There are two ways to create a new yarn with old fibers :
The mechanical process
Here, we extract the fiber, scrape it and the fibers come out. In the end, there is no more clothing, just fibers, and those fibers will become clothing again. The properties of the fibers will be less good than new fibers, because the fibers are smaller. Ideally, these recycled fibres should be mixed with virgin fibres to provide the same properties as a new fibre.
The chemical process
Here, we melt the garment to obtain the basic polymer. Once the piece melts, we do yarns again, to recreate a garment.
In both cases, converting recycled fibres is quite energy-intensive, but opportunities will soon appear to reduce energy consumption.
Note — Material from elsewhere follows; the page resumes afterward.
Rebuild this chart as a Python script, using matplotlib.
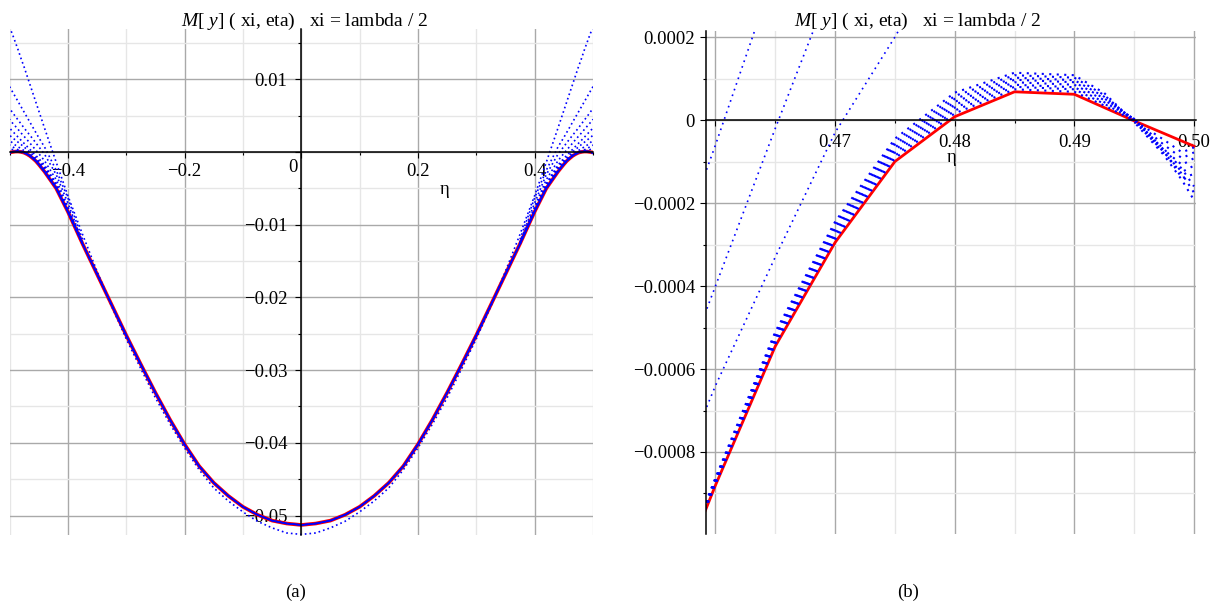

On the market, there will be more and more regenerated materials, and with qualities and properties as good as new materials.
Regenerated Wool (Italy) :
An italian company, starts with collection of textile waste, mainly wool, but not that, then transforms them into fiber by a mechanical process. Once the yarn is obtained, it is knitted to become a garment. All this with traceability and a very transparent production line that has been recognized as a model of good practice for eco-responsible manufacturing. Congratulations to this company!
Clothing from regenerated polyester (Italy, Iceland) :
The Waterkeeper® Alliance Ocean Plastic Recovery Initiative is mobilizing a broad network of companies around the world to establish a plastic recycling and recovery infrastructure to prevent plastic pollution at sea. This network uses recycling facilities where recovered plastic is consolidated, sorted and packaged.
An Icelandic company called BIONIC, acquires these processed plastics in exchange for a donation calculated at the fair market value of the packaged goods. BIONIC then reuses the plastic to create yarns for fashion.
Newlife™ (Italy) is a unique, complete and certified system of recycled polyester filament yarns made from 100% post-consumer bottles, processes into polymer by a mechanical, non chemical process, and spun entirely in Italy.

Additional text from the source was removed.